Egypt: Italian student's corpse found bearing marks of torture

Egypt: Italian student's corpse found bearing marks of torture
Giulio Regeni went missing in Cairo on the anniversary of the 2011 Egyptian revolution, amid a security crackdown. On Wednesday, his body was recovered showing signs of torture.
3 min read
04 February, 2016
Regeni was a student of Arabic literature [Twitter]

Italy is demanding that Egypt authorise a joint investigation into the death and reported torture of Giulio Regeni, a Cambridge University PhD student who mysteriously disappeared in Cairo last month, officials said on Thursday.

A body believed to be that of Regeni's was found on the outskirts of the Egyptian capital on Wednesday.

Although its identity has still to be officially confirmed, Foreign Minister Paolo Gentiloni has offered his condolences to Regeni's family, and the 28-year-old's parents have flown to Cairo to recover their son's body.

A spokesman for the Italian foreign ministry said he could not comment on reports in the Egyptian and Italian media that Regeni's naked corpse had been found dumped in a ditch bearing wounds, including burn marks, that indicated he may have been tortured.

"An investigation is underway.
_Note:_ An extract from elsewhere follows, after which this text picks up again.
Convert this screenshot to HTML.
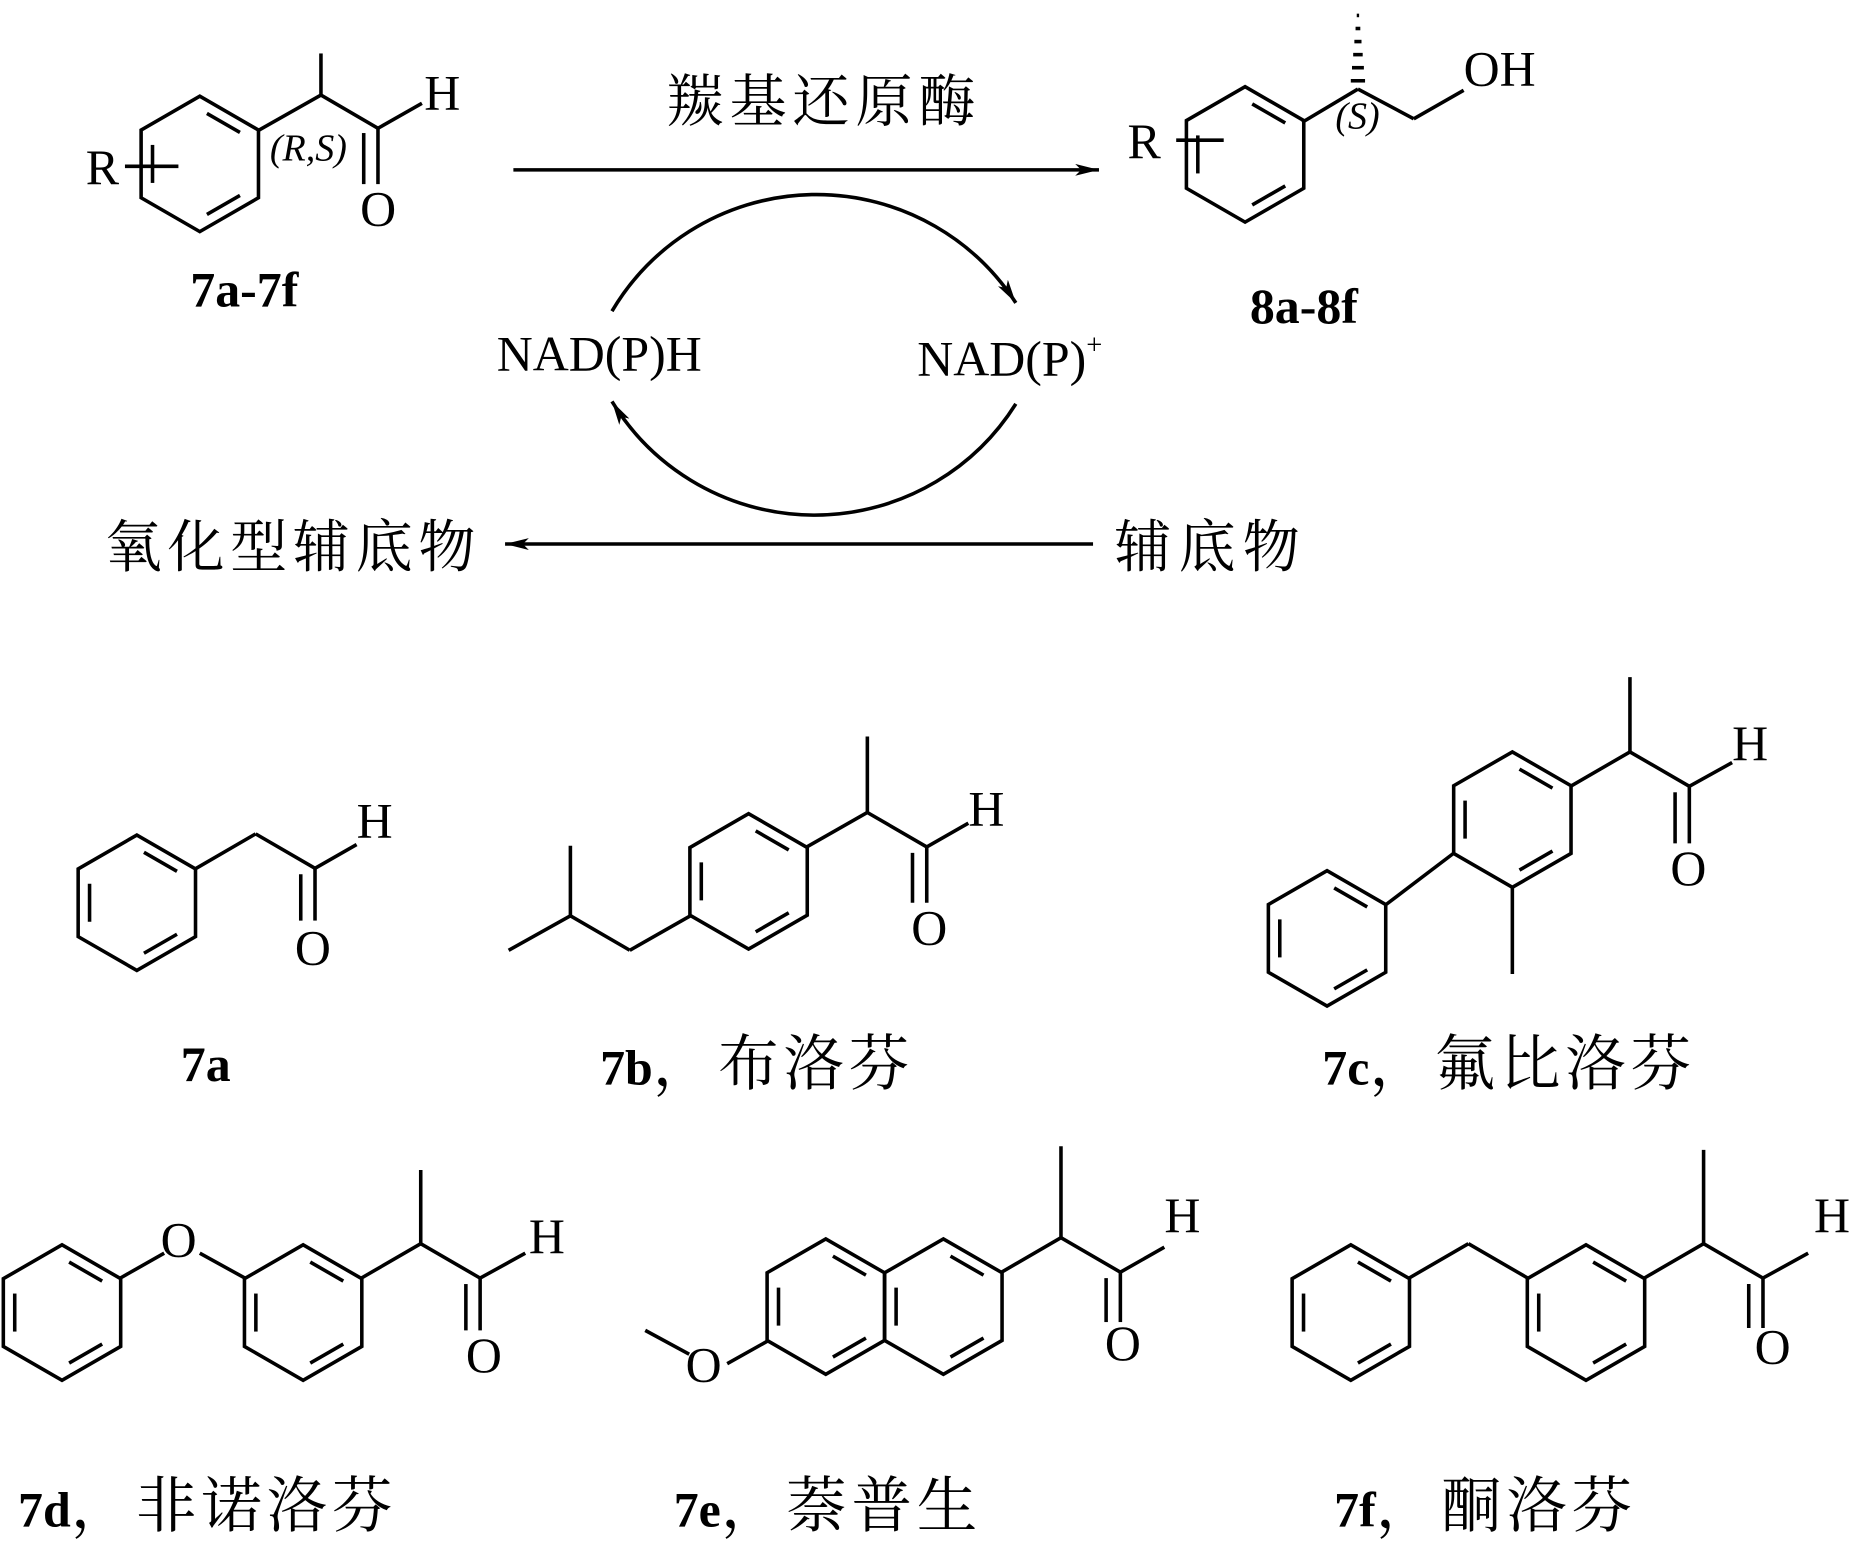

We hope to be able to provide an update later in the day," he said.

In a statement issued late on Wednesday, the ministry said Rome had "asked the Egyptian authorities for maximum commitment to establishing the truth and the course of events, as well as the immediate opening of a joint investigation with the participation of Italian experts".

An investigation is underway. We hope to be able to provide an update later in the day

Economic Development Minister Federica Guidi, who was in Cairo when the body was discovered, cancelled the final day of a trade mission involving some 60 Italian companies in reaction to the news.

Hours earlier she had, according to the Italian media, urged Egyptian President Abdel Fattah al-Sisi to intervene personally in the investigation into Regeni's disappearance, underlining the potential for the case to disrupt normally close diplomatic ties between Rome and Cairo.

Italian Prime Minister Matteo Renzi was the first Western leader to receive former army chief Sisi after his 2013 overthrow of his Islamist predecessor Mohamed Morsi.

Arabic literature student

Regeni, whose studies included Arabic and Arab literature, was from Fiumicello near Udine in northeastern Italy.

He was in Cairo researching his doctoral thesis, and was last seen on 25 January - the anniversary of the 2011 revolution - when he left his suburban home with the intention of travelling by metro to meet a friend in the city centre.

Cairo was extremely quiet on the day he disappeared, as a result of the authorities having ordered a security crackdown on the fifth anniversary of the Arab Spring uprising which ended Hosni Mubarak's 30-year reign.

A subsequent military coup two years later led to a clampdown on all critics of the new Egyptian regime.

Torture is common in Egyptian jails, report human rights groups, and many detainees have died in custody. 

In response to the news, Egyptian rights activist Mona Seif pleaded with foreigners not to travel to the country given the current security situation. 

"We've grown so accustomed to daily news of torture, abductions and deaths, that we've almost accepted them as integral part of our identities, an inevitable price for our citizenship," she wrote.

"But I can't imagine how it feels to lose a loved one to this ugliness, and in a country far away from home. I am very sorry Giulio's warmth and enthusiasm towards Egypt was rewarded with such pain and cruelty."